International Association for Cryptologic Research

International Association
for Cryptologic Research

IACR News item: 12 June 2025

Rutchathon Chairattana-Apirom, Stefano Tessaro
ePrint Report ePrint Report
BBS/BBS+ signatures are the most promising solution to instantiate practical and lightweight anonymous credentials. They underlie standardization efforts by the W3C and the IRTF. Due to their potential for large scale deployment, it is paramount to understand their concrete security, but a number of questions have been left open by prior works. To this end, the security proofs by Au et al. (SCN '06), Camenisch et al. (TRUST '16), and Tessaro and Zhu (EUROCRYPT '23) show reductions from $q$-SDH in groups of prime order $p$, where $q$ is the number of issued signatures. However, these prior works left the possibility open that BBS/BBS+ is "even more secure" than what can be guaranteed by such proofs. Indeed, while the $q$-SDH assumption is subject to an attack that uses $O(\sqrt{p/q})$ group exponentiations (Cheon, EUROCRYPT '06) for several choices of $q$, no attack with a similar complexity appears to affect either of BBS+ and "deterministic" BBS, for which the best known attacks amount to recovering the secret key by breaking the discrete logarithm problem. The assumption that this attack is best possible also seemingly justifies the choice of parameters in practice.

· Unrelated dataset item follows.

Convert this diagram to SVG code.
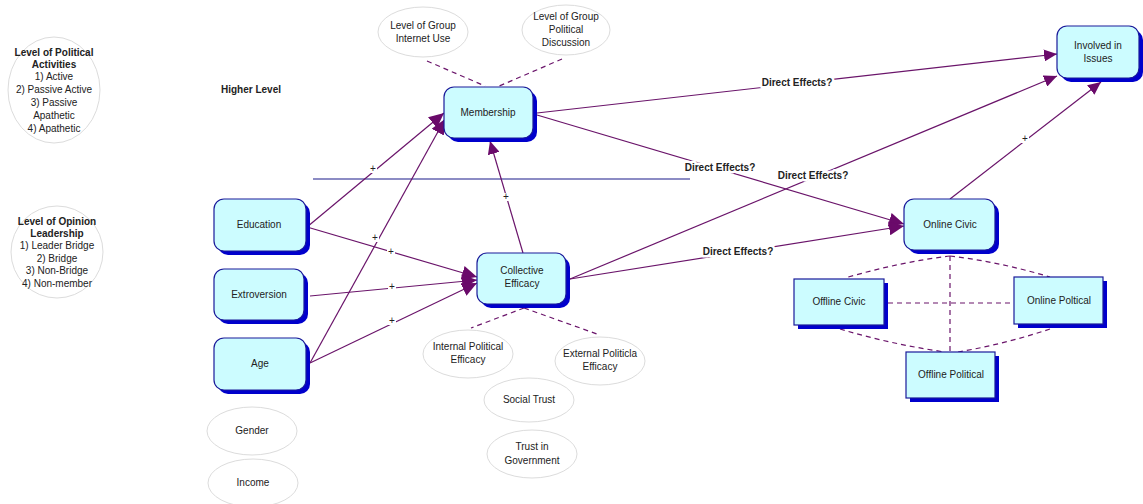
<svg xmlns="http://www.w3.org/2000/svg" width="1143" height="504" viewBox="0 0 1143 504">
<style>
text{font-family:"Liberation Sans",Arial,sans-serif;font-size:10px;fill:#222;text-anchor:middle}
.b{font-weight:bold}
.sh{fill:#0000cc}
.bx{fill:#ccfcff;stroke:#1a1a9a;stroke-width:1.2}
.el{fill:#fff;stroke:#dcdcdc;stroke-width:1}
.c{fill:none;stroke:#6a146a;stroke-width:1.2}
.d{fill:none;stroke:#6a146a;stroke-width:1.2;stroke-dasharray:5,4}
.lb{stroke:#fff;stroke-width:5;paint-order:stroke;stroke-linejoin:round}
.pl{fill:#fff}
</style>
<defs>
<marker id="ah" markerUnits="userSpaceOnUse" markerWidth="16" markerHeight="14" refX="15" refY="7" orient="auto">
<path d="M0,0 L15,7 L0,14 z" fill="#6a0a6a"/>
</marker>
<marker id="as" markerUnits="userSpaceOnUse" markerWidth="14" markerHeight="12" refX="13" refY="6" orient="auto">
<path d="M0,0 L13,6 L0,12 z" fill="#6a0a6a"/>
</marker>
</defs>
<rect width="1143" height="504" fill="#fff"/>

<g id="connectors">
<line x1="313" y1="179" x2="690" y2="179" stroke="#1a1a8a" stroke-width="1.2"/>
<line class="c" x1="307" y1="227" x2="444" y2="113" marker-end="url(#ah)"/>
<line class="c" x1="310" y1="363" x2="445" y2="119" marker-end="url(#ah)"/>
<line class="c" x1="307" y1="227" x2="477" y2="277" marker-end="url(#ah)"/>
<line class="c" x1="310" y1="296" x2="477" y2="280" marker-end="url(#ah)"/>
<line class="c" x1="310" y1="363" x2="477" y2="283" marker-end="url(#ah)"/>
<line class="c" x1="523" y1="253" x2="490" y2="141" marker-end="url(#as)"/>
<line class="c" x1="537" y1="113" x2="1057" y2="54" marker-end="url(#as)"/>
<line class="c" x1="537" y1="115" x2="904" y2="224" marker-end="url(#ah)"/>
<line class="c" x1="570" y1="279" x2="1057" y2="76" marker-end="url(#as)"/>
<line class="c" x1="570" y1="279" x2="904" y2="226" marker-end="url(#ah)"/>
<line class="c" x1="950" y1="199" x2="1101" y2="82" marker-end="url(#as)"/>
<line class="d" x1="427" y1="61" x2="485" y2="86"/>
<line class="d" x1="562" y1="59" x2="497" y2="87"/>
<line class="d" x1="524" y1="308" x2="471" y2="328"/>
<line class="d" x1="524" y1="308" x2="597" y2="334"/>
<path class="d" d="M950,256 Q900,262 845,278"/>
<path class="d" d="M950,256 Q1000,262 1050,277"/>
<line class="d" x1="950" y1="256" x2="950" y2="352"/>
<line class="d" x1="888" y1="303" x2="1013" y2="303"/>
<path class="d" d="M840,329 Q890,344 945,352"/>
<path class="d" d="M1050,329 Q1005,344 958,352"/>
<rect class="pl" x="369" y="165" width="8" height="8"/><text x="373" y="172">+</text>
<rect class="pl" x="371" y="234" width="8" height="8"/><text x="375" y="241">+</text>
<rect class="pl" x="387" y="248" width="8" height="8"/><text x="391" y="255">+</text>
<rect class="pl" x="388" y="283" width="8" height="8"/><text x="392" y="290">+</text>
<rect class="pl" x="388" y="317" width="8" height="8"/><text x="392" y="324">+</text>
<rect class="pl" x="502" y="193" width="8" height="8"/><text x="506" y="200">+</text>
<rect class="pl" x="1021" y="135" width="8" height="8"/><text x="1025" y="142">+</text>
<text x="797" y="86" class="b lb">Direct Effects?</text>
<text x="720" y="171" class="b lb">Direct Effects?</text>
<text x="813" y="179" class="b lb">Direct Effects?</text>
<text x="738" y="255" class="b lb">Direct Effects?</text>
</g>

<g id="level-political-activities">
<ellipse class="el" cx="54" cy="90" rx="46" ry="53"/>
<text x="54" y="56" class="b">Level of Political</text>
<text x="54" y="68" class="b">Activities</text>
<text x="54" y="80">1) Active</text>
<text x="54" y="93">2) Passive Active</text>
<text x="54" y="106">3) Passive</text>
<text x="54" y="119">Apathetic</text>
<text x="54" y="132">4) Apathetic</text>
</g>
<g id="level-opinion-leadership">
<ellipse class="el" cx="57" cy="252" rx="46" ry="46"/>
<text x="57" y="225" class="b">Level of Opinion</text>
<text x="57" y="237" class="b">Leadership</text>
<text x="57" y="249">1) Leader Bridge</text>
<text x="57" y="262">2) Bridge</text>
<text x="57" y="274">3) Non-Bridge</text>
<text x="57" y="287">4) Non-member</text>
</g>
<g id="higher-level"><text x="251" y="93" class="b">Higher Level</text></g>

<g id="group-internet-use">
<ellipse class="el" cx="423" cy="32" rx="45" ry="25"/>
<text x="423" y="29">Level of Group</text>
<text x="423" y="42">Internet Use</text>
</g>
<g id="group-political-discussion">
<ellipse class="el" cx="566" cy="30" rx="44" ry="25"/>
<text x="566" y="20">Level of Group</text>
<text x="566" y="33">Political</text>
<text x="566" y="46">Discussion</text>
</g>
<g id="internal-efficacy">
<ellipse class="el" cx="468" cy="354" rx="45" ry="24"/>
<text x="468" y="350">Internal Political</text>
<text x="468" y="363">Efficacy</text>
</g>
<g id="external-efficacy">
<ellipse class="el" cx="600" cy="361" rx="45" ry="24"/>
<text x="600" y="357">External Politicla</text>
<text x="600" y="370">Efficacy</text>
</g>
<g id="social-trust">
<ellipse class="el" cx="529" cy="400" rx="45" ry="22"/>
<text x="529" y="403">Social Trust</text>
</g>
<g id="trust-government">
<ellipse class="el" cx="532" cy="454" rx="45" ry="24"/>
<text x="532" y="450">Trust in</text>
<text x="532" y="464">Government</text>
</g>
<g id="gender">
<ellipse class="el" cx="252" cy="431" rx="45" ry="24"/>
<text x="252" y="434">Gender</text>
</g>
<g id="income">
<ellipse class="el" cx="253" cy="483" rx="45" ry="24"/>
<text x="253" y="486">Income</text>
</g>

<g id="education">
<rect class="sh" x="218" y="203" width="92" height="52" rx="10"/>
<rect class="bx" x="214" y="199" width="92" height="52" rx="10"/>
<text x="259" y="228">Education</text>
</g>
<g id="extroversion">
<rect class="sh" x="218" y="273" width="90" height="51" rx="10"/>
<rect class="bx" x="214" y="269" width="90" height="51" rx="10"/>
<text x="259" y="298">Extroversion</text>
</g>
<g id="age">
<rect class="sh" x="218" y="342" width="92" height="52" rx="10"/>
<rect class="bx" x="214" y="338" width="92" height="52" rx="10"/>
<text x="260" y="367">Age</text>
</g>
<g id="membership">
<rect class="sh" x="448" y="91" width="89" height="51" rx="10"/>
<rect class="bx" x="444" y="87" width="89" height="51" rx="10"/>
<text x="488" y="116">Membership</text>
</g>
<g id="collective-efficacy">
<rect class="sh" x="481" y="257" width="89" height="51" rx="10"/>
<rect class="bx" x="477" y="253" width="89" height="51" rx="10"/>
<text x="522" y="274">Collective</text>
<text x="522" y="287">Efficacy</text>
</g>
<g id="online-civic">
<rect class="sh" x="908" y="203" width="91" height="51" rx="10"/>
<rect class="bx" x="904" y="199" width="91" height="51" rx="10"/>
<text x="950" y="228">Online Civic</text>
</g>
<g id="involved-in-issues">
<rect class="sh" x="1061" y="30" width="82" height="52" rx="10"/>
<rect class="bx" x="1057" y="26" width="82" height="52" rx="10"/>
<text x="1098" y="49">Involved in</text>
<text x="1098" y="62">Issues</text>
</g>
<g id="offline-civic">
<rect class="sh" x="798" y="283" width="90" height="46"/>
<rect class="bx" x="794" y="279" width="90" height="46"/>
<text x="839" y="305">Offline Civic</text>
</g>
<g id="online-poltical">
<rect class="sh" x="1018" y="281" width="89" height="47"/>
<rect class="bx" x="1014" y="277" width="89" height="47"/>
<text x="1059" y="304">Online Poltical</text>
</g>
<g id="offline-political">
<rect class="sh" x="910" y="356" width="89" height="46"/>
<rect class="bx" x="906" y="352" width="89" height="46"/>
<text x="951" y="378">Offline Political</text>
</g>
</svg>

Our result shows that this expectation is not true. We show new attacks against BBS+ and deterministic BBS which, after seeing $q$ signatures, allow us to recover the secret key with the same complexity as solving the $\Theta(q)$-Discrete Logarithm problem, which in turn is proportional to $O(\sqrt{p/q})$ for many choices of $q$. Further, we also extend the attack to a reduction showing that the security of BBS+ and deterministic BBS implies the $\Theta(q)$-SDH assumption.